If the district in question had called, Bertram’s district would likely be willing to work with them to share resources, he said.
“I appreciate his passion,” Lisa McCart said of Bertram’s remarks. However, she added, the superintendents at Fremont County school districts meet monthly, and she isn’t aware of any concerns along those lines having been raised at any of those meetings.
McCart and Meyer explained some of the ways Lander schools work to incorporate Indian Education for All into Lander’s curriculum, including reservation tours, cultural events, and the incorporation of Native American literature, history, and legal texts into classes from kindergarten through 12th grade.
For example, a few years ago McCart worked to bring musician and artist Gabriel Ayala, a member of the Yaqui tribe of Arizona, to Lander schools. Ayala worked with a variety of grade levels, McCart said, including teaching kids at Gannett Peak Elementary about the meanings of different symbols in Yaqui culture through an activity that involved the elementary students selecting symbols that would be meaningful to their family and drawing them on a tipi.

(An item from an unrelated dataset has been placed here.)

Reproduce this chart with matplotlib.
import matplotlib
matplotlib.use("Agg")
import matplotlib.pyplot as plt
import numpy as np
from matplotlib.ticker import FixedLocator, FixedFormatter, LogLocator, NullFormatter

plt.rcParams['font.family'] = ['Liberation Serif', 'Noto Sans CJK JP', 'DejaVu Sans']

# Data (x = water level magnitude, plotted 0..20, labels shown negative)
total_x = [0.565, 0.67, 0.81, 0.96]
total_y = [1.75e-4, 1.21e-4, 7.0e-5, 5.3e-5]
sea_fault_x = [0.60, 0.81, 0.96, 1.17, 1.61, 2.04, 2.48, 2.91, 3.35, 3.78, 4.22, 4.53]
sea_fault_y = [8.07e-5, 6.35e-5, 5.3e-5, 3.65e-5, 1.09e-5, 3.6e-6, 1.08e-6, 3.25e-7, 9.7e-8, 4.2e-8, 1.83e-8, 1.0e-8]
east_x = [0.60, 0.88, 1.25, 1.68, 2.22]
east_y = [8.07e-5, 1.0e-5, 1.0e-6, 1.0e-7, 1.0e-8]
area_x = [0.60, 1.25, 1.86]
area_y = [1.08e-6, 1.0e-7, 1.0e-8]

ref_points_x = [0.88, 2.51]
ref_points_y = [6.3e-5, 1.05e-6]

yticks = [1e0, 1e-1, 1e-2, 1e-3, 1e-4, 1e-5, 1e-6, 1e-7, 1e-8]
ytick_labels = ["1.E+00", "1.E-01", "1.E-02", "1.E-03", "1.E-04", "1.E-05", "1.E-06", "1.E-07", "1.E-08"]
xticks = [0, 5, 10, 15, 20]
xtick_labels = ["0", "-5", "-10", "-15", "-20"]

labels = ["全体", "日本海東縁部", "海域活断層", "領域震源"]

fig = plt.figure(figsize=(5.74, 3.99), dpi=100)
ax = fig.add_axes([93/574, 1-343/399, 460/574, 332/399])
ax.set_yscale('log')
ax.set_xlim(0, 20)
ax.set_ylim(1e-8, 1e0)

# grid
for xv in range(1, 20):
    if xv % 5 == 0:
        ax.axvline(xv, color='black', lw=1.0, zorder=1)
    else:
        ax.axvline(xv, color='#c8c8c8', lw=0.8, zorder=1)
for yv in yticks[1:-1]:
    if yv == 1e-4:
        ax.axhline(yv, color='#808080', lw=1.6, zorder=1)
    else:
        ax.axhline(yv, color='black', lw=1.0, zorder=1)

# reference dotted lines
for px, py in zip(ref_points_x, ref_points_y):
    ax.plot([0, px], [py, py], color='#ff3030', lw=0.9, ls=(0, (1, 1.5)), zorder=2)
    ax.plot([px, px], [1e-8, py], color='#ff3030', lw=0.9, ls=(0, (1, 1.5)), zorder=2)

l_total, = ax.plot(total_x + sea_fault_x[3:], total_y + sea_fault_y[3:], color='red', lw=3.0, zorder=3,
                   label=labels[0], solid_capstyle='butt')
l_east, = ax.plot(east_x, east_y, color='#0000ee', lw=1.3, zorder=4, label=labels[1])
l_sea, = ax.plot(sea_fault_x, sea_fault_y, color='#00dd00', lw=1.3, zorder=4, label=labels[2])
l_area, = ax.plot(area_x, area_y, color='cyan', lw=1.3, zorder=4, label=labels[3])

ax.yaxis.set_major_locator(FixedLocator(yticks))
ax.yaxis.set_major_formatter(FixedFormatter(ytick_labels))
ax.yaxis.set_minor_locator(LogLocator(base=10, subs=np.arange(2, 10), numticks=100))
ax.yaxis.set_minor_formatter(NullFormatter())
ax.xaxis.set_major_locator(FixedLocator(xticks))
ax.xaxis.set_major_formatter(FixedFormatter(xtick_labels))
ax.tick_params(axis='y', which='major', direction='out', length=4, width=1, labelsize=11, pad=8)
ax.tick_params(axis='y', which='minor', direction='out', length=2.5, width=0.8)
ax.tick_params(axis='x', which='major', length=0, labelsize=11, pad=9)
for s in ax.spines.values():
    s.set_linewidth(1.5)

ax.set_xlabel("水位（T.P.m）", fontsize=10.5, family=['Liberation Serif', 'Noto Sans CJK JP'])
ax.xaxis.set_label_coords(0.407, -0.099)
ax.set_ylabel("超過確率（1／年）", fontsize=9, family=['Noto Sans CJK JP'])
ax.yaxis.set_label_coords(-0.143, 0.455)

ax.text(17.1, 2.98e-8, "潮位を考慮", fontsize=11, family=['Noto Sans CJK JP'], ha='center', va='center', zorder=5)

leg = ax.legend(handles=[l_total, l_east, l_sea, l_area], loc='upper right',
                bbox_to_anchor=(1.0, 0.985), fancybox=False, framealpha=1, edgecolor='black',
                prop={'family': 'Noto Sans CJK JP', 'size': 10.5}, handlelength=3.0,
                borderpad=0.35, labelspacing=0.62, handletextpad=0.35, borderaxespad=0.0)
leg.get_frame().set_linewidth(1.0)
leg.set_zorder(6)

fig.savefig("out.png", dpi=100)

“If we weren’t confident in what we’re doing and trying to do in this district, we wouldn’t be vocal at the state level,” Meyer pointed out. “It’s not just coloring tipis.”

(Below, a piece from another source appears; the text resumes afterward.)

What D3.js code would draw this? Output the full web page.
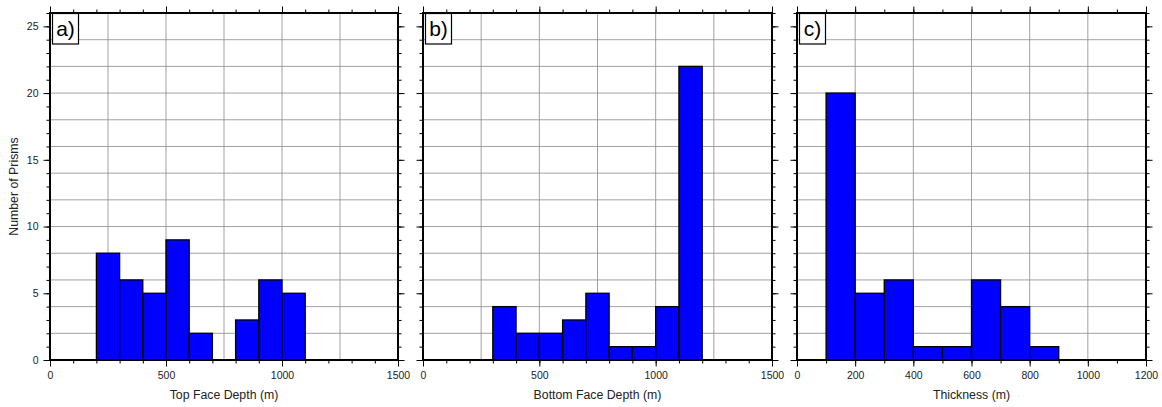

To characterize the district’s approach as such, McCart added, “is disrespectful for the [Native] families that choose to be in this district.”
McCart and Meyer noted that communication is key, and they hope Fremont County and Wyoming school districts can work together to ensure all Wyoming students receive an adequate education concerning tribal peoples and issues. If someone has concerns, they said, they both hope they will bring them to them directly so Lander can work to address those concerns.